Larson explains the creative process he goes through in making cartoons, showing the original doodles in his sketchbook alongside the final published versions. Sometimes he makes large changes to his initial idea, other times the differences are more subtle. (Example: A sketch of "If Dogs Drove," showing canine drivers hanging their heads out the window, was changed to "When dogs go to work," which depicts a bus-full of dogs with their heads hanging out the window.) He discusses the reasons for the changes he makes, and in a few cases he admits that he now prefers an earlier version, or that the final version could have been changed further.

He also shows doodles that he never published, most of which he admits weren't that funny. ("Anyone who attaches more significance to them needs to get out more often.") He then shows several cartoons that were based on little short stories he wrote for a change of pace.

== Part 3: Mutations ==

He devotes one section to mistakes that he made, or that editors made when altering his cartoons for one reason or another. These include incomplete drawings, scientific errors (like one featuring polar bears and penguins in the same habitat), typos in the caption, and the right caption set to the wrong cartoon (one time, a Dennis the Menace cartoon featuring children eating sandwiches was inadvertently—or maybe not so inadvertently—set to the Far Side caption, "Oh brother!...Not hamsters again!", while the Far Side cartoon got the Dennis caption—"Lucky thing I learned to make peanut butter sandwiches or we woulda starved to death by now.").
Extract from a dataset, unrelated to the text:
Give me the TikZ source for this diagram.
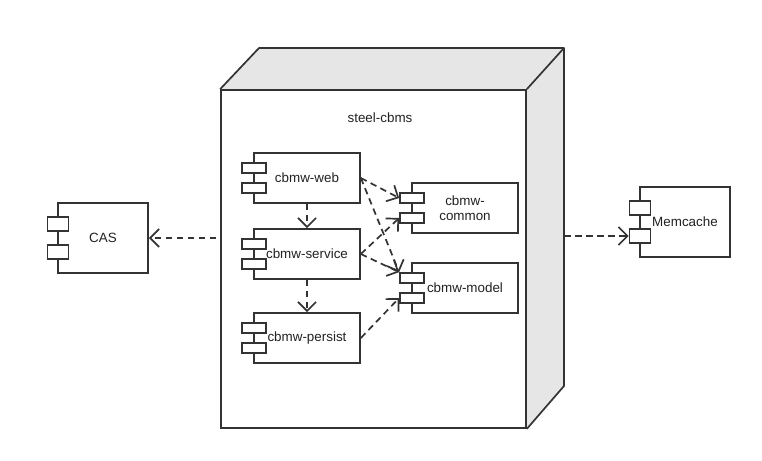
\documentclass[tikz,border=0pt]{standalone}
\usepackage{fontspec}
\setmainfont{Liberation Sans}
\usetikzlibrary{arrows.meta}
\definecolor{lc}{HTML}{333333}
\definecolor{tc}{HTML}{222222}
\definecolor{sidegray}{HTML}{E6E6E6}
\begin{document}
\begin{tikzpicture}[x=1pt,y=-1pt,
 comp/.style={draw=lc,line width=1.7pt,fill=white,minimum width=106pt,minimum height=50pt,inner sep=0pt,text=tc,align=center},
 tab/.style={draw=lc,line width=1.7pt,fill=white,minimum width=24pt,minimum height=10pt,inner sep=0pt},
 bigtab/.style={draw=lc,line width=1.7pt,fill=white,minimum width=21pt,minimum height=14pt,inner sep=0pt},
 dep/.style={draw=lc,line width=1.7pt,dash pattern=on 6.5pt off 4.5pt,-{Straight Barb[length=9pt,width=18pt,line width=1.7pt]}},
 lbl/.style={font=\fontsize{13.4}{15}\selectfont,text=tc},
]
\useasboundingbox (0,0) rectangle (762,460);
% 3D node
\fill[sidegray] (221,90) -- (259,48) -- (564,48) -- (564,386) -- (526,428) -- (526,90) -- cycle;
\node[draw=lc,line width=1.7pt,fill=white,minimum width=305pt,minimum height=338pt,inner sep=0pt] (sys) at (373.5,259) {};
\draw[lc,line width=1.7pt,line join=round] (sys.north west) -- (259,48) -- (564,48) -- (564,386) -- (sys.south east);
\draw[lc,line width=1.7pt] (sys.north east) -- (564,48);
\node[lbl] (systitle) at (380,118) {steel-cbms};
% components inside
\node[comp] (web) at (307,178) {};
\node[tab] (wt1) at (254,168) {};
\node[tab] (wt2) at (254,188) {};
\node[lbl] (webl) at (307,178) {cbmw-web};
\node[comp] (service) at (307,254) {};
\node[tab] (st1) at (254,244) {};
\node[tab] (st2) at (254,264) {};
\node[lbl] (servicel) at (307,254) {cbmw-service};
\node[comp] (persist) at (307,338) {};
\node[tab] (pt1) at (254,328) {};
\node[tab] (pt2) at (254,348) {};
\node[lbl] (persistl) at (307,338) {cbmw-persist};
\node[comp] (common) at (465,208) {};
\node[tab] (ct1) at (412,198) {};
\node[tab] (ct2) at (412,218) {};
\node[lbl,align=center] (commonl) at (465,208) {cbmw-\\common};
\node[comp] (model) at (465,288) {};
\node[tab] (mt1) at (412,278) {};
\node[tab] (mt2) at (412,298) {};
\node[lbl] (modell) at (465,288) {cbmw-model};
% external
\node[comp,minimum width=90pt,minimum height=70pt] (cas) at (103,238) {};
\node[bigtab] (cast1) at (58,224) {};
\node[bigtab] (cast2) at (58,252) {};
\node[lbl] (casl) at (103,238) {CAS};
\node[comp,minimum width=90pt,minimum height=70pt] (mem) at (685,222) {};
\node[bigtab] (memt1) at (640,208) {};
\node[bigtab] (memt2) at (640,236) {};
\node[lbl] (meml) at (685,222) {Memcache};
% connectors
\draw[dep] (web.south) -- (service.north);
\draw[dep] (service.south) -- (persist.north);
\draw[dep] (web.east) -- (ct1.west);
\draw[dep] (web.east) -- (mt1.north west);
\draw[dep] (service.east) -- (ct2.west);
\draw[dep] (service.east) -- (mt1.north west);
\draw[dep] (persist.east) -- (mt2.west);
\coordinate (casfrom) at (216,238);
\draw[dep] (casfrom) -- (cas.east);
\coordinate (memfrom) at (564,236);
\draw[dep] (memfrom) -- (memt2.west);
\end{tikzpicture}
\end{document}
In a separate section called "Subtle Things," he discusses the techniques he brings to the cartooning table.

== Part 4: Stimulus–Response ==

Here Larson shows his cartoons that have provoked controversy, even outrage, and he reprints some of the indignant letters of protest. Some of his cartoons are thought to be in bad taste, as one featuring a couple of dogs playing "Tethercat." In such cases, he argues that readers either were oversensitive or misunderstood the cartoon. One time, a representative of the Jane Goodall Institute attacked a Far Side cartoon in which two chimpanzees are grooming when one finds a human hair and asks, "Conducting a little more 'research' with that Jane Goodall tramp?" Larson was ready to apologize to Goodall, until it came out that Goodall loved the cartoon and had no idea someone in her organization had complained.

A few of his cartoons were controversial simply because they were hard to understand. A particular example was "Cow Tools," which depicts a cow standing by a table on which rest four oddly shaped objects. Larson had found it funny that cows would be really bad at toolmaking. His mistake was making one of the tools resemble a saw, as it led people to believe they had to identify the other tools to understand some kind of deeper meaning. "'Off days' are a part of life," he writes, "whether you're a cartoonist, a neurosurgeon, or an air-traffic controller."

Larson also reprints a letter from an entomologist proposing to name a newly discovered species of chewing lice after Larson, Strigiphilus garylarsoni. The scientist explains that he did this "to honor the enormous contribution that my colleagues and I feel you have made to biology through your cartoons." The image of this insect also appears in the form of a geometric design on the inside front and back covers.

The next section shows a handful of cartoons that his editors rejected (or, in a few cases, that he never even bothered submitting), usually because they were considered in poor taste. Larson responds to everyone who's taken the trouble to complain, with a large print of a boy making a face.

== Part 5: The Exhibit ==

Larson presents a gallery of his own personal favorite Far Side cartoons. "I contemplated making this last section a collection of what I consider the lousiest cartoons I've ever drawn, but space was limited."